This year, I studied about classification of automorphisms of subfactors in the theory of operator algebras. On one hand, this topic has a close relation to combinatorial aspects of conformal field theory, etc. On the other hand, I have used functional analytic classification theory of Connes fully.
In paper [23], I have shown that approximately inner automorphisms of a strongly amenable AFD II$_1$ subfactor $N\subset M$ are completely classified with my new invariants $(p_a, \gamma_h, \nu)$ when a certain extra condition holds. This kind of classification theory of automorphisms of subfactors was initiated by Loi in 1990, and the strongest form of classification in terms of Loi's invariant was given by Popa in 1992. My new study gives a classification result for the cases with trivial Loi invariant. A motivation for the definitions of the new invariants comes from an analogy between paragroups and flows of weights, proposed by me since 1992. The method of proofs relies on orbifold construction introduced and studied by me in 1990--92, Popa's classification theorem mentioned above, the relative $\chi, \kappa$ invariants introduced by me in 1992--94, and classification theorems of Connes of automorphisms with central sequences.
In particular, my result gives a complete classification of automorphisms of AFD II$_1$ subfactors with index less than four except for one special case. It also gives a complete classification of automorphisms of the Hecke algebra subfactors of Wenzl corresponding to quantum $SU(3)_k$.

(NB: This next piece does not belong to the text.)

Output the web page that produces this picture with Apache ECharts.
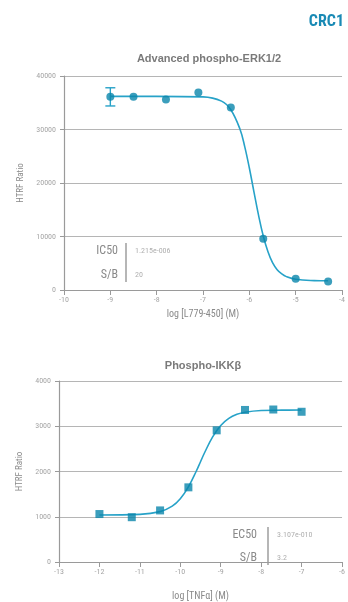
<!DOCTYPE html>
<html><head><meta charset="utf-8">
<script src="https://cdn.jsdelivr.net/npm/echarts@6/dist/echarts.min.js"></script>
<style>html,body{margin:0;padding:0;background:#fff}#c{width:348px;height:602px}</style>
</head><body><div id="c"></div>
<script>
// Chart 1: Advanced phospho-ERK1/2 (inhibition)
const erkLogConc = [-9, -8.5, -7.8, -7.1, -6.4, -5.7, -5.0, -4.3];
const erkRatio   = [36100, 36100, 35600, 36900, 34100, 9600, 2100, 1600];
const erkErrLow  = [34400];
const erkErrHigh = [37800];
const erkErrX    = [-9];
const erkCurveX  = [-9, -8, -7, -6.6, -6.4, -6.2, -6.1, -6.0, -5.9, -5.8, -5.7, -5.6, -5.5, -5.4, -5.3, -5.2, -5.0, -4.6, -4.3];
const erkCurveY  = [36200, 36200, 36100, 35300, 33700, 30000, 26800, 22800, 18300, 13900, 10100, 7200, 5100, 3800, 3000, 2500, 2000, 1760, 1720];

// Chart 2: Phospho-IKKβ (stimulation)
const ikkLogConc = [-12, -11.2, -10.5, -9.8, -9.1, -8.4, -7.7, -7.0];
const ikkRatio   = [1060, 990, 1140, 1650, 2910, 3360, 3370, 3320];
const ikkCurveX  = [-12, -11, -10.5, -10.2, -10, -9.8, -9.6, -9.5, -9.4, -9.2, -9.0, -8.8, -8.6, -8.4, -8.0, -7.5, -7.0];
const ikkCurveY  = [1040, 1053, 1113, 1235, 1398, 1660, 2017, 2216, 2414, 2765, 3018, 3175, 3263, 3310, 3347, 3356, 3358];

const annot1 = [["IC50", "1.215e-006"], ["S/B", "20"]];
const annot2 = [["EC50", "3.107e-010"], ["S/B", "3.2"]];

const LINE = '#27a2c8', MARK = '#0a86ab', AX = '#9a9a9a', GRID = '#b5b5b5', TXT = '#8a8a8a';
const FONT = "'Liberation Sans Narrow', 'Roboto Condensed', 'Liberation Sans', sans-serif";

function xAxis(idx, min, max, name, gap) {
  return {type: 'value', gridIndex: idx, min: min, max: max, interval: 1,
    name: name, nameLocation: 'middle', nameGap: gap,
    nameTextStyle: {color: TXT, fontSize: 10, fontFamily: FONT},
    axisLine: {show: true, onZero: false, lineStyle: {color: AX, width: 1.2}},
    axisTick: {show: true, inside: false, length: 5, lineStyle: {color: AX}},
    axisLabel: {color: '#a6a6a6', fontSize: 8, fontFamily: FONT, margin: 6, showMaxLabel: true, showMinLabel: true,
      formatter: v => String(v)},
    splitLine: {show: false}};
}
function yAxis(idx, max, interval, gap) {
  return {type: 'value', gridIndex: idx, min: 0, max: max, interval: interval,
    name: 'HTRF Ratio', nameLocation: 'middle', nameGap: gap, nameRotate: 90,
    nameTextStyle: {color: TXT, fontSize: 9, fontFamily: FONT},
    axisLine: {show: true, lineStyle: {color: AX, width: 1.2}},
    axisTick: {show: true, inside: false, length: 4, lineStyle: {color: AX}},
    axisLabel: {color: '#a6a6a6', fontSize: 8, fontFamily: FONT, margin: 8, formatter: v => String(v)},
    splitLine: {show: true, lineStyle: {color: GRID, width: 1}}};
}
function pairs(xs, ys) { return xs.map((x, i) => [x, ys[i]]); }

function annotGraphics(rows, labelRight, divX, valX, y0, dy) {
  const g = [];
  rows.forEach((r, i) => {
    g.push({type: 'text', style: {text: r[0], x: labelRight, y: y0 + i * dy, textAlign: 'right', textVerticalAlign: 'middle',
      fill: '#8a8a8a', font: "12px " + FONT}});
    g.push({type: 'text', style: {text: r[1], x: valX, y: y0 + i * dy, textAlign: 'left', textVerticalAlign: 'middle',
      fill: '#b0b0b0', font: "8px " + FONT}});
  });
  g.push({type: 'line', shape: {x1: divX, y1: y0 - 8, x2: divX, y2: y0 + dy + 7}, style: {stroke: '#8f8f8f', lineWidth: 1.3}});
  return g;
}

const chart = echarts.init(document.getElementById('c'));
chart.setOption({
  animation: false,
  backgroundColor: '#fff',
  grid: [
    {left: 64, top: 76, width: 282, height: 214},
    {left: 59, top: 381, width: 286, height: 189}
  ],
  xAxis: [xAxis(0, -10, -4, 'log [L779-450] (M)', 19), xAxis(1, -13, -6, 'log [TNFα] (M)', 29)],
  yAxis: [yAxis(0, 40000, 10000, 32), yAxis(1, 4000, 1000, 33)],
  graphic: [
    {type: 'text', style: {text: 'CRC1', x: 344, y: 22, textAlign: 'right', textVerticalAlign: 'middle',
      fill: '#1a8ab5', font: "bold 16px " + FONT}},
    {type: 'text', style: {text: 'Advanced phospho-ERK1/2', x: 209, y: 59, textAlign: 'center', textVerticalAlign: 'middle',
      fill: '#7a7a7a', font: "bold 11px 'Liberation Sans', Arial, sans-serif"}},
    {type: 'text', style: {text: 'Phospho-IKKβ', x: 203, y: 366, textAlign: 'center', textVerticalAlign: 'middle',
      fill: '#7a7a7a', font: "bold 11px 'Liberation Sans', Arial, sans-serif"}}
  ].concat(annotGraphics(annot1, 118, 126, 135, 251, 24))
   .concat(annotGraphics(annot2, 257, 268, 277, 535, 23)),
  series: [
    {type: 'line', xAxisIndex: 0, yAxisIndex: 0, data: pairs(erkCurveX, erkCurveY), smooth: 0.4, showSymbol: false,
      lineStyle: {color: LINE, width: 1.6}, z: 2},
    {type: 'custom', xAxisIndex: 0, yAxisIndex: 0, z: 3,
      data: erkErrX.map((x, i) => [x, erkErrLow[i], erkErrHigh[i]]),
      renderItem: function (params, api) {
        const lo = api.coord([api.value(0), api.value(1)]);
        const hi = api.coord([api.value(0), api.value(2)]);
        const w = 5;
        const st = {stroke: LINE, lineWidth: 1.4};
        return {type: 'group', children: [
          {type: 'line', shape: {x1: lo[0], y1: lo[1], x2: hi[0], y2: hi[1]}, style: st},
          {type: 'line', shape: {x1: lo[0] - w, y1: lo[1], x2: lo[0] + w, y2: lo[1]}, style: st},
          {type: 'line', shape: {x1: hi[0] - w, y1: hi[1], x2: hi[0] + w, y2: hi[1]}, style: st}
        ]};
      }},
    {type: 'scatter', xAxisIndex: 0, yAxisIndex: 0, data: pairs(erkLogConc, erkRatio), symbol: 'circle', symbolSize: 8,
      itemStyle: {color: MARK}, z: 4},
    {type: 'line', xAxisIndex: 1, yAxisIndex: 1, data: pairs(ikkCurveX, ikkCurveY), smooth: 0.4, showSymbol: false,
      lineStyle: {color: LINE, width: 1.6}, z: 2},
    {type: 'scatter', xAxisIndex: 1, yAxisIndex: 1, data: pairs(ikkLogConc, ikkRatio), symbol: 'rect', symbolSize: 8,
      itemStyle: {color: MARK}, z: 4}
  ]
});
</script></body></html>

Ocneanu's paragroup theory is a great theory linking operator algebras to quantum groups, conformal field theory, and 3-dimensional topology, but many of its fundamental results have been scattered among informal notes, handwritten manuscripts, and fragmentary papers so that the theory has been inaccessible to the general mathematical public except for few experts. I have written book [24] with D. E. Evans on this theory with clarified fundamental results and many applications and examples.